What is HSK?
The Hanyu Shuiping Kaoshi (HSK) is the official standardized Chinese proficiency test for non-native speakers, administered by China's Center for Language Education and Cooperation (CLEC, formerly Hanban). It has 6 levels, from basic communication (HSK 1) to near-native fluency (HSK 6).
Why it matters
HSK certificates are the standard proof of Chinese proficiency for admission to Chinese universities, many scholarship programs (including CSC), and are increasingly requested by employers hiring for China-facing roles.
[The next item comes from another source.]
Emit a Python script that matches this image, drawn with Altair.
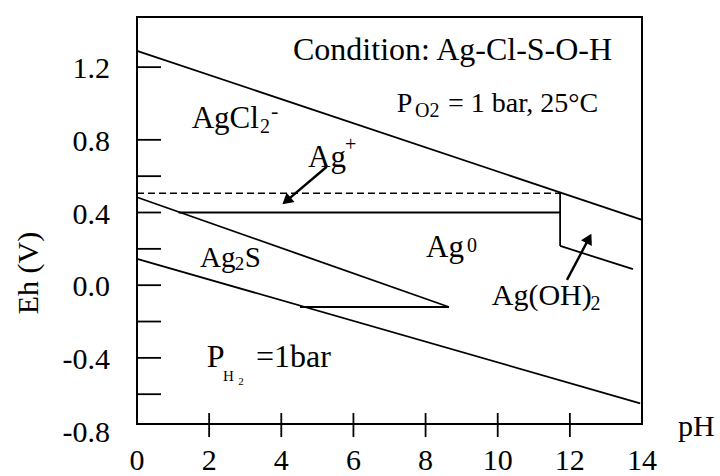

Most undergraduate programs taught in Chinese require HSK 4 or higher; graduate programs often require HSK 5–6.
Level Overview
| Level | Vocabulary | CEFR | Can do | Status |
|---|---|---|---|---|
| HSK 1 | 150 | A1 | Greet people, numbers, basic needs | ✅ Active |
| HSK 2 | 300 | A2 | Simple daily conversations | ✅ Active |
| HSK 3 | 600 | B1 | Travel, work, and school topics | ✅ Active |
| HSK 4 | 1,200 | B2 | Fluent on a wide range of topics | ✅ Active |
| HSK 5 | 2,500 | C1 | Read newspapers, academic texts | 🔜 Coming Soon |
| HSK 6 | 5,000 | C2 | Near-native comprehension | 🔜 Coming Soon |
Exam sections by level
HSK 1–2 test Listening and Reading only. From HSK 3 onward, a Writing section is added (typing/writing Chinese characters, not just recognizing them), and the vocabulary and grammar load roughly doubles each level. Note: this is a distinct standardized exam from HSK 3.0, the 9-band domestic revision China began rolling out from 2021 — most international test centers still administer the classic 1–6 scale used here.